Y ahora, cuando camino con paso lento y nada me dicen los cantos de sirena, ahora, cuando llama mi atención algo tan insignificante como un soplo de aire, seco y frío, que emana de una boca angosta y estéril, ahora, cuando la tarde se derrumba irremisiblemente, recuerdo que hay quién, y erróneamente, nombra como Cueva de la Mona a esta despanzurrada, vieja y angosta cata minera, cuando en verdad, para andar parejo a la realidad y sin engaños, responde al apelativo de La Niña Bonita. La primera, la que contrariamente y por llevar el pie cambiado apela a un mico, andaba medio oculta en el cerro de enfrente, el que tenía por montera al perezoso mastodonte pétreo del Peñón Gordo, un resto de cantera que despertaba la ilusión y los sueños de cualquier cuadrilla de chiquillos. El simiesco socavón, que es lo que parecía y a la chita callando, se deslizaba monte abajo y a tiro de piedra de la conocida como Granja de los Gatos.
Aunque algunos juraron y perjuraron que la mísera gruta se usó como lazareto de leprosos y otros dan a entender que fue refugio durante la Guerra Civil, los más piensan que se trata de una estrecha e ignominiosa galería que los moros realizaron para huir del castillo, en caso que fuera necesario y con todas las garantías. Para tan ‘memorable’ utilidad, se dice, socavaron un túnel en la pizarra, por debajo de la cuenca del río Rumblar, y que después lo hicieron galopar en tortuoso ascenso y parejo a las aguas del arroyo de la Plata. Finalmente, después de mucho trotar, asomaría sin dar luz en la sorda penumbra que era el vientre abovedado de las ‘Salas’. Se contaba que allí, en la entrañas del Navamorquín, pululaban, sin sentido ni buen orden, los penitentes que se decían mudos. Hay quien, imaginando desvaríos cuando no inventando, creía que el lugar ocultaba enormes tesoros, los que los agarenos habrían dejado en su precipitada huida si alguna vez la hubo.

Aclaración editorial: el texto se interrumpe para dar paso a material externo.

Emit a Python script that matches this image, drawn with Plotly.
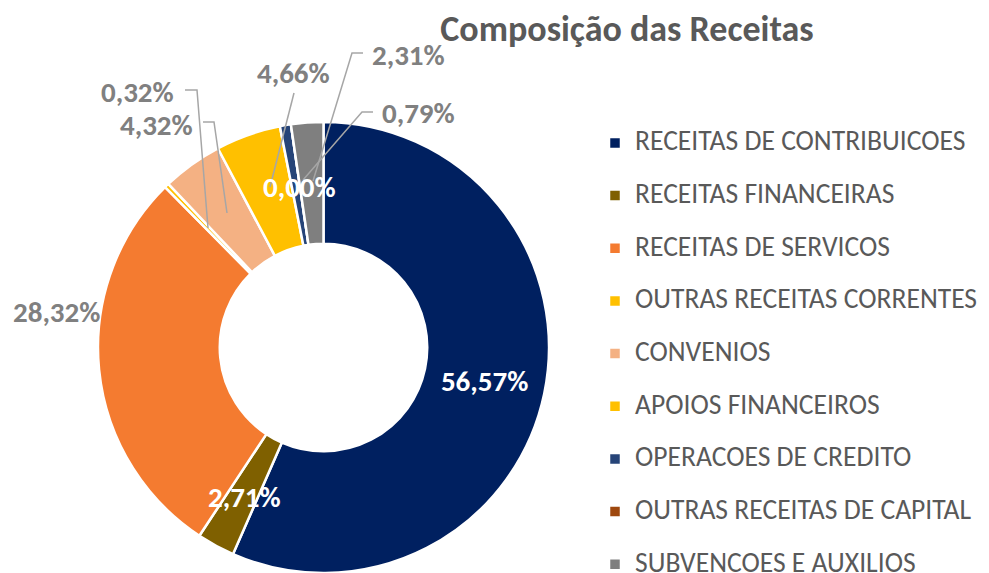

En realidad, y teniendo todo una explicación mucho más lógica y sencilla, aunque no menos legendaria, parece ser que el origen está en un relato que se pierde en dichos y diretes a caballo entre los siglos XIX y XX. Se cuenta que un rico ingeniero, propietario de minas, casó con una moza lozana, la más guapa del pueblo. De aquellos polvos lo de ‘bonita’. La señora, que tenía dos hermanos bastante quietos y de poca ganancia, y queriendo darles oficio, convenció al marido para que los contratara. Éste, hurgando en la utilidad de los cuñados, les encomendó dar con un posible filón de galena, una veta metálica que intuía orientado con la vecina de la mina del Polígono-Contraminas. Pasado el tiempo y sin ganancia, la cosa quedó en agua de borrajas y la cueva como testigo de la fuerza y el poder que en ocasiones impone la belleza.
Pero lo cierto es que un servidor y a sus años, cuando desde mi interior solo intuyo sombras que danzan con movimientos electrizantes, veo la gruta como un resquicio en medio de la amnesia, un rincón pestilente que en días huele a polvo seco y en otros te envuelve de un silencio mudo que, de cuando en cuando, es roto por un goteo persistente, pero las más de las ocasiones es memoria, recuerdo de robar un brazado de habas verdes y correr, correr sin tino y sin intuir que la vereda tenía un final.